Observation data (J2000 epoch)
- Constellation: Hydra
- Right ascension: 08^{h} 42^{m} 28.3^{s}
- Declination: −00° 16′ 18″
- Redshift: 0.051219±0.000123
- Heliocentric radial velocity: 15355±37 km/s
- Galactocentric velocity: 15199±37 km/s
- Distance: 700 Mly (214.62 Mpc)
- Apparent magnitude (V): 16.1

Characteristics
- Type: SBbc
- Size: ~100,000 ly (diameter); 200,000 ly (arms)
- Apparent size (V): 0.5 x 0.3 moa

Other designations
- PGC 165514, IRAS 08399-0005

= GAMA202627 =

Barred spiral galaxy in the constellation Hydra

GAMA202627 (also known as G202627 or PGC 165514) is a barred spiral galaxy similar to our own Milky Way, located 700 million light-years from Earth
in the Constellation of Hydra.

The galaxy was described in a 2012 paper
by astronomer Dr Aaron Robotham, jointly from the University of Western Australia node of the International Centre for Radio Astronomy Research (ICRAR) and the University of St Andrews in Scotland, when he searched for groups of galaxies similar to ours in the most detailed map of the local Universe yet, the Galaxy And Mass Assembly survey (GAMA). The Galaxy and Mass Assembly (GAMA) survey is an international collaboration led from ICRAR and the Australian Astronomical Observatory to map our local Universe in closer detail. The galaxy has a redshift measured at z = 0.051219 +/- 0.000123, which corresponds to a distance of 705 Mly, or 216 Mpc.

Dr Robotham noted, "We found about 3% of galaxies similar to the Milky Way have companion galaxies like the Magellanic Clouds, which is very rare indeed. In total we found 14 galaxy systems that are similar to ours, with two of those being an almost exact match."
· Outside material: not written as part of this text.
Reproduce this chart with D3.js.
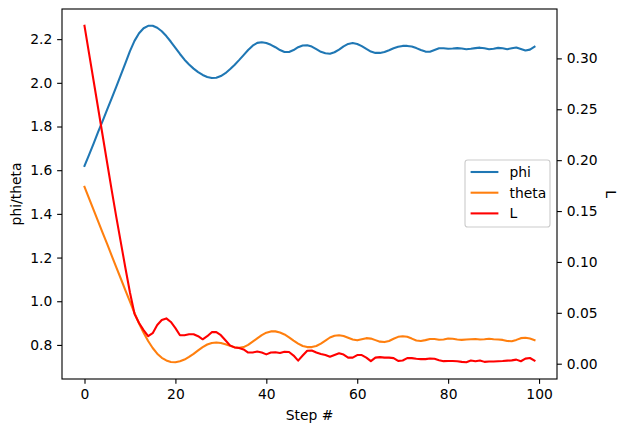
<!DOCTYPE html>
<html>
<head>
<meta charset="utf-8">
<script src="https://cdn.jsdelivr.net/npm/d3@7"></script>
<style>
  body { margin: 0; background: #fff; }
  svg { display: block; font-family: "DejaVu Sans", sans-serif; }
</style>
</head>
<body>
<svg id="chart" width="627" height="432"></svg>
<script>
// ── data ──────────────────────────────────────────────────────
const phi = [
  1.620, 1.670, 1.722, 1.775, 1.826, 1.878, 1.930, 1.983, 2.036, 2.090,
  2.145, 2.192, 2.227, 2.250, 2.261, 2.261, 2.252, 2.236, 2.214, 2.188,
  2.160, 2.132, 2.106, 2.084, 2.065, 2.049, 2.036, 2.027, 2.022, 2.023,
  2.031, 2.044, 2.062, 2.082, 2.104, 2.127, 2.150, 2.170, 2.183, 2.186,
  2.182, 2.174, 2.163, 2.150, 2.141, 2.141, 2.150, 2.163, 2.171, 2.172,
  2.166, 2.154, 2.142, 2.135, 2.133, 2.140, 2.152, 2.167, 2.178, 2.182,
  2.178, 2.168, 2.155, 2.143, 2.137, 2.137, 2.141, 2.149, 2.158, 2.165,
  2.169, 2.169, 2.166, 2.159, 2.150, 2.143, 2.142, 2.150, 2.158, 2.158,
  2.156, 2.157, 2.159, 2.157, 2.154, 2.156, 2.159, 2.161, 2.158, 2.154,
  2.156, 2.160, 2.158, 2.154, 2.158, 2.162, 2.155, 2.148, 2.152, 2.165
];
const theta = [
  1.524, 1.471, 1.418, 1.366, 1.313, 1.261, 1.208, 1.155, 1.103, 1.050,
  0.998, 0.946, 0.898, 0.856, 0.818, 0.786, 0.760, 0.741, 0.729, 0.722,
  0.721, 0.725, 0.733, 0.745, 0.759, 0.775, 0.790, 0.802, 0.809, 0.811,
  0.809, 0.803, 0.796, 0.789, 0.787, 0.790, 0.800, 0.815, 0.830, 0.845,
  0.856, 0.862, 0.862, 0.857, 0.848, 0.835, 0.820, 0.806, 0.795, 0.790,
  0.790, 0.795, 0.806, 0.820, 0.834, 0.842, 0.844, 0.841, 0.833, 0.825,
  0.821, 0.826, 0.831, 0.829, 0.822, 0.815, 0.813, 0.818, 0.828, 0.837,
  0.840, 0.837, 0.829, 0.820, 0.818, 0.822, 0.827, 0.827, 0.824, 0.825,
  0.829, 0.828, 0.825, 0.823, 0.825, 0.826, 0.827, 0.825, 0.826, 0.828,
  0.826, 0.825, 0.823, 0.818, 0.817, 0.823, 0.831, 0.833, 0.829, 0.822
];
const L = [
  0.332, 0.305, 0.278, 0.251, 0.224, 0.197, 0.170, 0.144, 0.119, 0.094,
  0.070, 0.049, 0.040, 0.033, 0.027, 0.030, 0.038, 0.043, 0.0445, 0.041,
  0.035, 0.028, 0.028, 0.029, 0.029, 0.027, 0.024, 0.027, 0.031, 0.031,
  0.028, 0.023, 0.018, 0.016, 0.0155, 0.014, 0.011, 0.011, 0.012, 0.011,
  0.0092, 0.011, 0.0112, 0.0105, 0.0118, 0.0115, 0.008, 0.003, 0.008, 0.0128,
  0.013, 0.011, 0.0095, 0.0085, 0.0068, 0.0085, 0.0102, 0.009, 0.006, 0.006,
  0.0085, 0.0085, 0.006, 0.0025, 0.006, 0.0065, 0.006, 0.006, 0.0055, 0.0028,
  0.0032, 0.0055, 0.0055, 0.0048, 0.0045, 0.0045, 0.0052, 0.0048, 0.0035, 0.0025,
  0.0026, 0.0026, 0.0024, 0.0018, 0.0015, 0.0032, 0.0024, 0.0032, 0.0018, 0.0022,
  0.0022, 0.0024, 0.0026, 0.003, 0.0033, 0.004, 0.0024, 0.005, 0.0056, 0.003
];
const steps = d3.range(phi.length);

const xTicks = [0, 20, 40, 60, 80, 100];
const leftTicks = [0.8, 1.0, 1.2, 1.4, 1.6, 1.8, 2.0, 2.2];
const rightTicks = [0.00, 0.05, 0.10, 0.15, 0.20, 0.25, 0.30];

const legendItems = [
  { label: "phi", color: "#1f77b4" },
  { label: "theta", color: "#ff7f0e" },
  { label: "L", color: "#ff0000" }
];

// ── layout (matplotlib-ish) ───────────────────────────────────
const FS = 13.89;
const box = { left: 62, right: 557, top: 9, bottom: 379 };

function padded(lo, hi) { const m = (hi - lo) * 0.05; return [lo - m, hi + m]; }

const x = d3.scaleLinear().domain(padded(0, steps.length - 1)).range([box.left, box.right]);
const yL = d3.scaleLinear()
  .domain(padded(d3.min(phi.concat(theta)), d3.max(phi.concat(theta))))
  .range([box.bottom, box.top]);
const yR = d3.scaleLinear().domain(padded(d3.min(L), d3.max(L))).range([box.bottom, box.top]);

const svg = d3.select("#chart");

const gPlot = svg.append("g");
const lineL = d3.line().x((d, i) => x(i)).y(d => yL(d));
const lineR = d3.line().x((d, i) => x(i)).y(d => yR(d));

gPlot.append("path").datum(phi).attr("d", lineL)
  .attr("fill", "none").attr("stroke", "#1f77b4").attr("stroke-width", 2.08)
  .attr("stroke-linejoin", "round").attr("stroke-linecap", "square");
gPlot.append("path").datum(theta).attr("d", lineL)
  .attr("fill", "none").attr("stroke", "#ff7f0e").attr("stroke-width", 2.08)
  .attr("stroke-linejoin", "round").attr("stroke-linecap", "square");
gPlot.append("path").datum(L).attr("d", lineR)
  .attr("fill", "none").attr("stroke", "#ff0000").attr("stroke-width", 2.08)
  .attr("stroke-linejoin", "round").attr("stroke-linecap", "square");

// axes
function styleAxis(g) {
  g.selectAll(".domain").remove();
  g.selectAll(".tick line").attr("stroke", "#000").attr("stroke-width", 1.11);
  g.selectAll(".tick text").attr("fill", "#000")
    .style("font-size", FS + "px").style("font-family", "DejaVu Sans, sans-serif");
}

svg.append("g").attr("transform", `translate(0,${box.bottom})`)
  .call(d3.axisBottom(x).tickValues(xTicks).tickFormat(d3.format("d"))
    .tickSizeInner(4.86).tickSizeOuter(0).tickPadding(4.86))
  .call(styleAxis)
  .selectAll(".tick text").attr("dy", "0.76em");

svg.append("g").attr("transform", `translate(${box.left},0)`)
  .call(d3.axisLeft(yL).tickValues(leftTicks).tickFormat(d3.format(".1f"))
    .tickSizeInner(4.86).tickSizeOuter(0).tickPadding(4.86))
  .call(styleAxis);

svg.append("g").attr("transform", `translate(${box.right},0)`)
  .call(d3.axisRight(yR).tickValues(rightTicks).tickFormat(d3.format(".2f"))
    .tickSizeInner(4.86).tickSizeOuter(0).tickPadding(4.86))
  .call(styleAxis);

// spines
svg.append("rect")
  .attr("x", box.left).attr("y", box.top)
  .attr("width", box.right - box.left).attr("height", box.bottom - box.top)
  .attr("fill", "none").attr("stroke", "#000").attr("stroke-width", 1.11);

// axis labels
svg.append("text").attr("x", (box.left + box.right) / 2).attr("y", 420)
  .attr("text-anchor", "middle").style("font-size", FS + "px").text("Step #");
svg.append("text")
  .attr("transform", `translate(21,${(box.top + box.bottom) / 2}) rotate(-90)`)
  .attr("text-anchor", "middle").style("font-size", FS + "px").text("phi/theta");
svg.append("text")
  .attr("transform", `translate(606,${(box.top + box.bottom) / 2}) rotate(90)`)
  .attr("text-anchor", "middle").style("font-size", FS + "px").text("L");

// legend
const lg = { x: 465, y: 160, w: 85, h: 67 };
const gLeg = svg.append("g");
gLeg.append("rect").attr("x", lg.x).attr("y", lg.y).attr("width", lg.w).attr("height", lg.h)
  .attr("rx", 2.8).attr("fill", "rgba(255,255,255,0.8)")
  .attr("stroke", "#cccccc").attr("stroke-width", 1.11);
legendItems.forEach((it, i) => {
  const cy = 172 + i * 20.7;
  gLeg.append("line").attr("x1", lg.x + 5.6).attr("x2", lg.x + 5.6 + 27.8)
    .attr("y1", cy).attr("y2", cy)
    .attr("stroke", it.color).attr("stroke-width", 2.08);
  gLeg.append("text").attr("x", lg.x + 5.6 + 27.8 + 11.1).attr("y", cy)
    .attr("dy", "0.36em").style("font-size", FS + "px").text(it.label);
});
</script>
</body>
</html>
The Milky Way is surrounded by its close companions, the Large and Small Magellanic Clouds, which are visible in the southern sky. Many galaxies have smaller galaxies in orbit around them, but few have two that are as large as the Magellanic Clouds. That is why GAMA202627 is so unique as it has two massive satellite galaxies in close proximity.